McNaught also partners orchestra principal Adrian Wilson in Lutoslawski’s Epitaph, a work the oboist knows intimately, having played it as a younger chap in the BBC Young Musician contest. From the later years of the Polish composer’s long career, Wilson is fascinating on its history, and again the music for the piano is often just as interesting as the soloist’s line.

The recital is bracketed by quartets, beginning with another work from a young man, the precocious Benjamin Britten’s Phantasy Quartet, teaming Wilson with Zeliszewska, Dunn, and cellist Arthur Boutillier. This too is an expressive oboe feature, but the strings-only section really stands out in this performance, with the sense that they are really pushing the soloist on – not that Wilson needs any shoving.

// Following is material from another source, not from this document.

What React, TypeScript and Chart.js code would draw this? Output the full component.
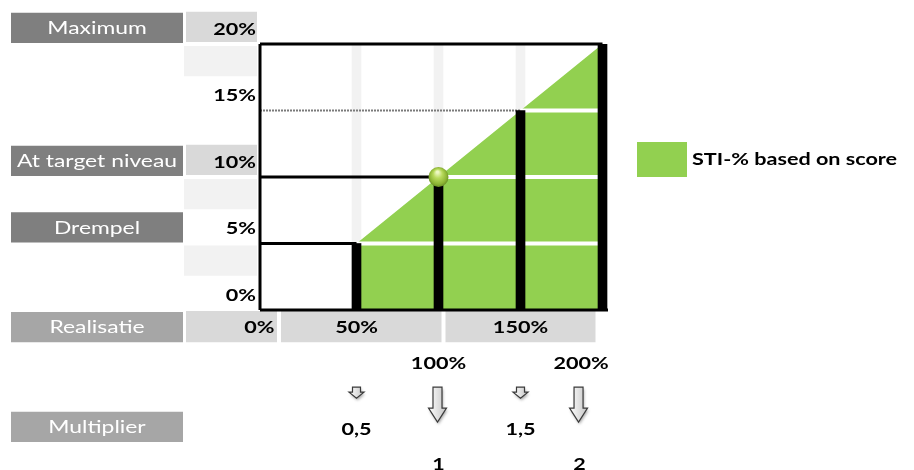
import React, { useEffect, useRef } from 'react';
import { Chart, registerables } from 'chart.js';

Chart.register(...registerables);

// ---------- data ----------
const realisatie = [50, 100, 150, 200]; // realisation (%) at each step
const stiPercent = [5, 10, 15, 20]; // STI-% reached at each step
const bandRealisatie = [50, 100, 150]; // light vertical grid bands
const bandTop = [20, 20, 20];
const targetRealisatie = 100;
const targetSti = 10;

const yMin = 0;
const yMax = 20;
const xMin = -8.84;
const xMax = 203.35;
const rowStep = 2.5; // one table row in STI-% units

const yLabelValues = [0, 5, 10, 15, 20];
const yLabelTexts = ['0%', '5%', '10%', '15%', '20%'];
const yDarkBoxValues = [20, 10];
const yLightBoxValues = [17.5, 7.5, 2.5];

const sideLabels = ['Maximum', 'At target niveau', 'Drempel'];
const sideLabelValues = [20, 10, 5];
const bottomSideLabels = ['Realisatie', 'Multiplier'];
const bottomSideRows = [-2.5, -10];

const realisatieLabels = ['0%', '50%', '150%'];
const realisatieLabelValues = [0, 50, 150];
const realisatieUpperLabels = ['100%', '200%'];
const realisatieUpperValues = [100, 187];
const multiplierLabels = ['0,5', '1', '1,5', '2'];
const multiplierValues = [50, 100, 150, 186];
const multiplierRows = [-9, -11.6, -9, -11.6];
const arrowSmall = [true, false, true, false];

const legendLabel = 'STI-% based on score';

const GREEN = '#92D050';
const DARK_BOX = '#7f7f7f';
const SOFT_BOX = '#a6a6a6';
const MID_BOX = '#d9d9d9';
const LIGHT_BOX = '#f2f2f2';
const FONT = 'Lato, "Open Sans", sans-serif';
const SX = 1.27; // horizontal stretch of the lettering

function text(ctx: CanvasRenderingContext2D, s: string, x: number, y: number, align: 'left' | 'center' | 'right') {
  const w = ctx.measureText(s).width * SX;
  const x0 = align === 'center' ? x - w / 2 : align === 'right' ? x - w : x;
  ctx.save();
  ctx.translate(x0, y);
  ctx.scale(SX, 1);
  ctx.textAlign = 'left';
  ctx.textBaseline = 'middle';
  ctx.fillText(s, 0, 0);
  ctx.restore();
}

function drawArrow(ctx: CanvasRenderingContext2D, cx: number, top: number, shaftH: number, headH: number, shaftW: number, headW: number) {
  ctx.save();
  ctx.beginPath();
  ctx.moveTo(cx - shaftW / 2, top);
  ctx.lineTo(cx + shaftW / 2, top);
  ctx.lineTo(cx + shaftW / 2, top + shaftH);
  ctx.lineTo(cx + headW / 2, top + shaftH);
  ctx.lineTo(cx, top + shaftH + headH);
  ctx.lineTo(cx - headW / 2, top + shaftH);
  ctx.lineTo(cx - shaftW / 2, top + shaftH);
  ctx.closePath();
  const g = ctx.createLinearGradient(cx - headW / 2, 0, cx + headW / 2, 0);
  g.addColorStop(0, '#ffffff');
  g.addColorStop(1, '#c4c4c4');
  ctx.shadowColor = 'rgba(0,0,0,0.35)';
  ctx.shadowBlur = 3;
  ctx.shadowOffsetX = 1;
  ctx.shadowOffsetY = 2;
  ctx.fillStyle = g;
  ctx.fill();
  ctx.shadowColor = 'transparent';
  ctx.strokeStyle = '#3a3a3a';
  ctx.lineWidth = 1.2;
  ctx.stroke();
  ctx.restore();
}

const decorPlugin = {
  id: 'decor',
  beforeDraw(chart: any) {
    const { ctx, chartArea } = chart;
    const xs = chart.scales.x;
    const ys = chart.scales.y;
    const px = (v: number) => xs.getPixelForValue(v);
    const py = (v: number) => ys.getPixelForValue(v);
    const left = chartArea.left;
    const colL = left - 74;
    const colR = left - 3;
    const sideL = left - 249;
    const sideR = left - 77;

    ctx.save();
    ctx.fillStyle = '#ffffff';
    ctx.fillRect(0, 0, chart.width, chart.height);

    // value column boxes
    yLightBoxValues.forEach((v) => {
      ctx.fillStyle = LIGHT_BOX;
      ctx.fillRect(colL - 2, py(v + rowStep) + 2, colR - colL + 2, py(v) - py(v + rowStep) - 3);
    });
    yDarkBoxValues.forEach((v) => {
      ctx.fillStyle = MID_BOX;
      ctx.fillRect(colL, py(v + rowStep) + 1, colR - colL, py(v) - py(v + rowStep) - 3);
    });

    // value labels
    ctx.fillStyle = '#000';
    ctx.font = `bold 17px ${FONT}`;
    yLabelValues.forEach((v, i) => {
      text(ctx, yLabelTexts[i], colR - 1, (py(v + rowStep) + py(v)) / 2 + 2, 'right');
    });

    // side labels (grey boxes)
    const sideBox = (s: string, v: number, color: string) => {
      const t = py(v + rowStep);
      const b = py(v);
      ctx.fillStyle = color;
      ctx.fillRect(sideL, t + 2, sideR - sideL, b - t - 3);
      ctx.fillStyle = '#fff';
      ctx.font = `18px ${FONT}`;
      text(ctx, s, (sideL + sideR) / 2, (t + b) / 2 + 1, 'center');
    };
    sideLabels.forEach((s, i) => sideBox(s, sideLabelValues[i], DARK_BOX));
    bottomSideLabels.forEach((s, i) => sideBox(s, bottomSideRows[i], SOFT_BOX));

    // realisatie row boxes
    const rt = py(0) + 1;
    const rb = py(-rowStep) - 1;
    ctx.fillStyle = MID_BOX;
    ctx.fillRect(colL, rt, px(0) + 2.5 - colL, rb - rt);
    ctx.fillRect(px(0) + 6.5, rt, px(100) + 3 - (px(0) + 6.5), rb - rt);
    ctx.fillRect(px(100) + 7, rt, px(200) - 7 - (px(100) + 7), rb - rt);

    ctx.fillStyle = '#000';
    ctx.font = `bold 17px ${FONT}`;
    realisatieLabels.forEach((s, i) => {
      const v = realisatieLabelValues[i];
      text(ctx, s, px(v), py(-1.35), v === 0 ? 'right' : 'center');
    });
    realisatieUpperLabels.forEach((s, i) => {
      text(ctx, s, px(realisatieUpperValues[i]), py(-4), 'center');
    });
    multiplierLabels.forEach((s, i) => {
      text(ctx, s, px(multiplierValues[i]), py(multiplierRows[i]), 'center');
    });
    ctx.restore();
  },
  afterDraw(chart: any) {
    const { ctx, chartArea } = chart;
    const xs = chart.scales.x;
    const ys = chart.scales.y;
    const px = (v: number) => xs.getPixelForValue(v);
    const py = (v: number) => ys.getPixelForValue(v);

    multiplierValues.forEach((v, i) => {
      if (arrowSmall[i]) drawArrow(ctx, px(v), py(-5.8), 5, 6, 8, 15);
      else drawArrow(ctx, px(v) - 1, py(-5.8), 21, 14, 9, 18);
    });

    // legend
    const lx = chartArea.right + 29;
    const ly = (chartArea.top + chartArea.bottom) / 2 - 35;
    ctx.save();
    ctx.fillStyle = GREEN;
    ctx.fillRect(lx, ly, 50, 35);
    ctx.fillStyle = '#000';
    ctx.font = `bold 17px ${FONT}`;
    text(ctx, legendLabel, lx + 55, ly + 18, 'left');
    ctx.restore();
  },
};

export default function App() {
  const ref = useRef<HTMLCanvasElement>(null);

  useEffect(() => {
    const canvas = ref.current;
    if (!canvas) return;

    const stepPoints = realisatie.map((x, i) => ({ x, y: stiPercent[i] }));
    const line = (data: { x: number; y: number }[], color: string, width: number, order: number, extra: any = {}) => ({
      type: 'line' as const,
      data,
      borderColor: color,
      borderWidth: width,
      pointRadius: 0,
      fill: false,
      clip: false,
      order,
      ...extra,
    });

    const whiteSteps = realisatie.slice(0, 3).map((x, i) =>
      line(
        [
          { x, y: stiPercent[i] },
          { x: realisatie[realisatie.length - 1], y: stiPercent[i] },
        ],
        '#ffffff',
        4,
        7,
        { clip: true }
      )
    );

    const chart = new Chart(canvas, {
      type: 'bar',
      data: {
        datasets: [
          {
            type: 'bar',
            data: bandRealisatie.map((x, i) => ({ x, y: bandTop[i] })),
            backgroundColor: LIGHT_BOX,
            barThickness: 9,
            grouped: false,
            order: 10,
          } as any,
          line(
            [
              { x: xMin, y: stiPercent[2] },
              { x: realisatie[2], y: stiPercent[2] },
            ],
            '#7a7a7a',
            2,
            9,
            { borderDash: [2, 1] }
          ),
          {
            type: 'line',
            data: stepPoints,
            borderWidth: 0,
            borderColor: 'rgba(0,0,0,0)',
            backgroundColor: GREEN,
            pointRadius: 0,
            fill: 'origin',
            order: 8,
          } as any,
          ...whiteSteps,
          {
            type: 'bar',
            data: stepPoints,
            backgroundColor: '#000000',
            barThickness: 9,
            grouped: false,
            order: 6,
          } as any,
          line([{ x: xMin, y: yMax }, { x: realisatie[3], y: yMax }], '#000', 3, 5),
          line([{ x: xMin, y: targetSti }, { x: targetRealisatie, y: targetSti }], '#000', 3, 5),
          line([{ x: xMin, y: stiPercent[0] }, { x: realisatie[0], y: stiPercent[0] }], '#000', 3, 5),
          line([{ x: xMin, y: yMin }, { x: xMax, y: yMin }], '#000', 3, 5),
          line([{ x: xMin, y: yMin }, { x: xMin, y: yMax }], '#000', 3, 5),
          {
            type: 'line',
            data: [{ x: targetRealisatie, y: targetSti }],
            showLine: false,
            pointRadius: 10,
            pointBorderWidth: 0,
            pointBackgroundColor: (c: any) => {
              const ch = c.chart;
              const sx = ch.scales?.x;
              const sy = ch.scales?.y;
              if (!sx || !sy || !ch.chartArea) return '#9bc43c';
              const x = sx.getPixelForValue(targetRealisatie);
              const y = sy.getPixelForValue(targetSti);
              const g = ch.ctx.createRadialGradient(x - 1, y - 5, 1, x, y, 11);
              g.addColorStop(0, '#eef8c4');
              g.addColorStop(0.35, '#b8da5c');
              g.addColorStop(0.75, '#8cb434');
              g.addColorStop(1, '#5e8020');
              return g;
            },
            clip: false,
            order: 0,
          } as any,
        ],
      },
      options: {
        responsive: false,
        animation: false,
        events: [],
        layout: { padding: { left: 260, top: 44, right: 306, bottom: 160 } },
        scales: {
          x: { type: 'linear', min: xMin, max: xMax, display: false, offset: false },
          y: { type: 'linear', min: yMin, max: yMax, display: false },
        },
        plugins: {
          legend: { display: false },
          tooltip: { enabled: false },
        },
      } as any,
      plugins: [decorPlugin],
    });

    return () => chart.destroy();
  }, []);

  return (
    <div style={{ position: 'absolute', left: 0, top: 0, width: 914, height: 470, background: '#fff' }}>
      <canvas ref={ref} width={914} height={470} style={{ display: 'block', width: 914, height: 470 }} />
    </div>
  );
}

But it is the string quartet that ends the programme, the fourth of Grazyna Bacewicz, that is the work to relish discovering here. There is surely a more complex story to its neglect than simple sexism, Bacewicz being something of a trailblazer for women composers in Poland. Rather there is the skill with which she navigated the political situation under Stalin. While being the first female office-bearer in the state-recognised Polish Composers’ Union may have helped her adventurous music to be played at home, it may not have benefitted perceptions in the West.

The other difficulty, although actually this quartet’s glorious strength, is that it is very difficult to classify stylistically. Joined by Robin Wilson on violin, these string players give a terrific account of it, with an enveloping central Andante and boisterous, fun final Allegro giocoso.